Carlos Anduze, 90, de Kooning Assistant

Nov. 26, 1927 - Oct. 8, 2018
Nov. 26, 1927, Nov. 26, 1927 - Oct. 8, 2018
Doug Kuntz

While his driver’s license may have said Fred P. Anduze, everyone knew him as Carlos, and just about everyone seemed to know him. Dapper, fun-loving, flirtatious, and generous, Carlos Anduze was “fluent in five languages” and “played the piano like a master,” said Christian Villeneuve of Springs, one of his many good friends. 

“Carlos was a shaman, a raconteur, a true romantic, a hero in the best way the word can be used, an extraordinary athlete, strategist . . . a renaissance man,” said Nancy McKinney of Chicago, a longtime friend.

Mr. Anduze, who was 90, died at home on Woodbine Drive in Springs on Oct. 8. He had been in declining health for the past three years.

“Carlos will be greatly missed by the many people who knew him well, and also the people who just met him once, because that’s the kind of person he was,” wrote Doug Kuntz, who met him in East Hampton in the 1970s. 

“There was always a certain air of mystery around where Carlos came from and who he was before he arrived in East Hampton in the mid-1960s,” Mr. Kuntz said.
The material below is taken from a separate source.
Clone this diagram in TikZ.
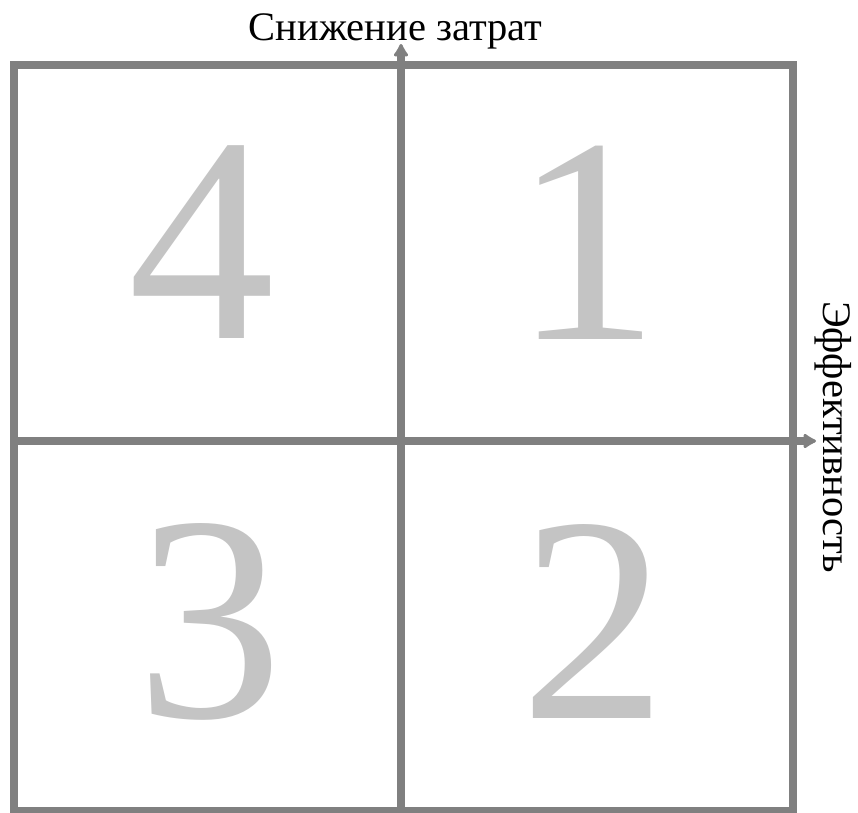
\documentclass[tikz,border=0pt]{standalone}
\usepackage{fontspec}
\setmainfont{Liberation Serif}
\usetikzlibrary{arrows.meta}
\definecolor{framegray}{HTML}{808080}
\definecolor{digitgray}{HTML}{C4C4C4}
\tikzset{
  frameline/.style={draw=framegray, line width=8pt},
  axisarrow/.style={frameline, -{Latex[length=15pt,width=18pt,round]}},
  digit/.style={text=digitgray, font=\fontsize{293}{293}\selectfont, inner sep=0pt, anchor=center},
  label/.style={text=black, font=\fontsize{40.5}{44}\selectfont, inner sep=0pt, anchor=base}
}
\begin{document}
\begin{tikzpicture}[x=1pt,y=-1pt]
\useasboundingbox (0,0) rectangle (858,812);
\coordinate (tl) at (14,65);
\coordinate (br) at (793,811);
\coordinate (vb) at (401,811);
\coordinate (vt) at (401,44);
\coordinate (hl) at (14,441);
\coordinate (hr) at (816,441);
\draw[frameline] (tl) rectangle (br);
\draw[axisarrow] (vb) -- (vt);
\draw[axisarrow] (hl) -- (hr);
\node[digit] (d4) at (202,242.5) {4};
\node[digit] (d1) at (587,242.5) {1};
\node[digit] (d3) at (210,622) {3};
\node[digit] (d2) at (594,621) {2};
\node[label] (ytitle) at (395.5,40) {Снижение затрат};
\node[label, rotate=-90] (xtitle) at (823,437) {Эффективность};
\end{tikzpicture}
\end{document}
Mr. Anduze was born in Cuba on Nov. 26, 1927, to Fred Reginald Anduze and the former Celia Rico. He lived in Venezuela as a young man before immigrating in the 1950s to the United States, living first in Miami before moving to New York, where he attended Columbia University.

It was in New York that he met Willem de Kooning and de Kooning’s circle of friends. “They became inseparable,” wrote Mr. Villeneuve, the former husband of the artist’s daughter, Lisa de Kooning, who died in 2012. Mr. Anduze moved to Springs and became de Kooning’s assistant, confidant, and a loyal lifelong friend to both father and daughter. 

His devotion to the de Kooning family, including Mr. Villeneuve and his three daughters with Ms. de Kooning, “was without question the biggest part of his life,” Mr. Kuntz said. “He even cared about Lisa’s pets that included dogs, cats, birds, horses, and a pig. There was also a python snake named Delilah, but he drew the line there, refusing to get her every-other-week rat from the pet store and feed her.”

“He was her rock and foundation through all the years,” said Ms. McKinney, who was also a friend of Ms. de Kooning’s. “Unlike many who would be around the children of the rich and famous, Carlos never asked for anything. He was just there for her.” 

Though he traveled in the circles of the rich and famous, Mr. Anduze “treated everyone with equal dignity, and everyone was the same in his eyes. It didn’t matter if he was having a croissant in Paris or an egg sandwich at Brent’s,” Mr. Kuntz said. 

Mr. Anduze “looked after a lot of people,” quietly supporting them in times of trouble, said Mark Jackson, who had known him for over 50 years. “Everyone loved Carlos and he loved everybody.” 

He charmed many, loved to dance, and was “always in the company of beautiful women,” he said. 

“He loved a party, but hated it to end, and his favorite line to keep it from ending was, ‘Come on, just one more slash and then we will go,’ ” Mr. Kuntz recalled.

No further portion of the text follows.